In comes SOLO Taxonomy. Five stages which describe levels of increasing complexity in student's understanding of subjects. Here is an example of how this is being used this term.

What this space to see how our trial of this phase three tool unfolds. For the the most important aspect is the inclusion of the children in a simple, yet, powerful, framework. This means the learner as well as the teacher can plot progress over the term, assess themselves against the taxonomy and really understand the formative feedback they might get from a teacher.

Moving into this phase three of our curriculum localisation has freed teachers and children to engage in such a diverse range of scientific learning. The school-wide commonality is embedded in what we are learning, as outlined above.
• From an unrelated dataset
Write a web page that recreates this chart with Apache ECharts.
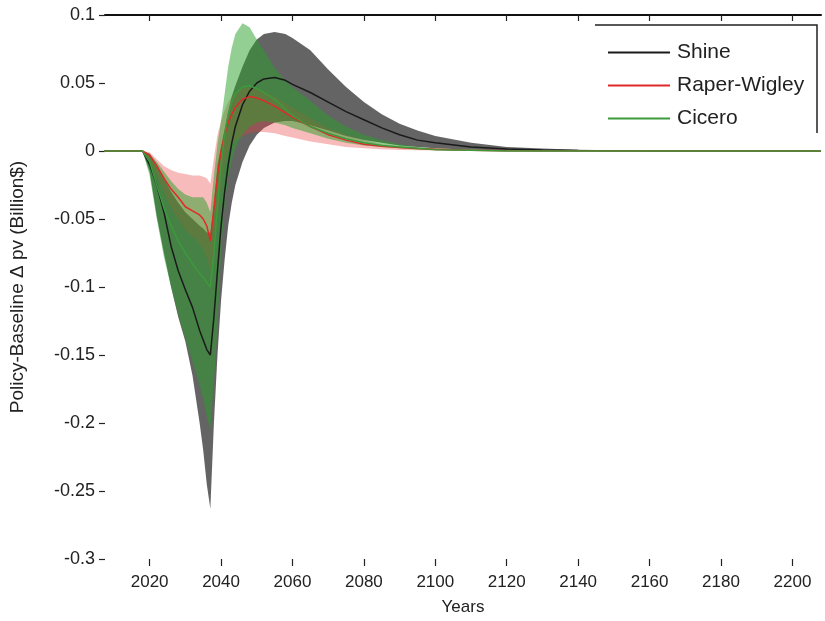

How we are learning is ranging from space to plants, to chemicals, to wherever children's interests and inquiries take them. We adults can cook up as many circles and diagrams as we want but children's setting of direction and understanding of their own learning is what really makes the difference... so now you have guessed what phase four will be...

adding the children's voice, passions and interests to things like this...

So where are our localised curriculum documents?
In the words of Lester Flockton "the bigger the document the less effectively used it is in classrooms"

I like to view Learning @ Waimairi as something which documents the good practices we are developing. If we see document as a verb not a noun we understand that the phase three work with SOLO has to run its course as a trial before really sound use of it can be documented in Learning @ Waimairi.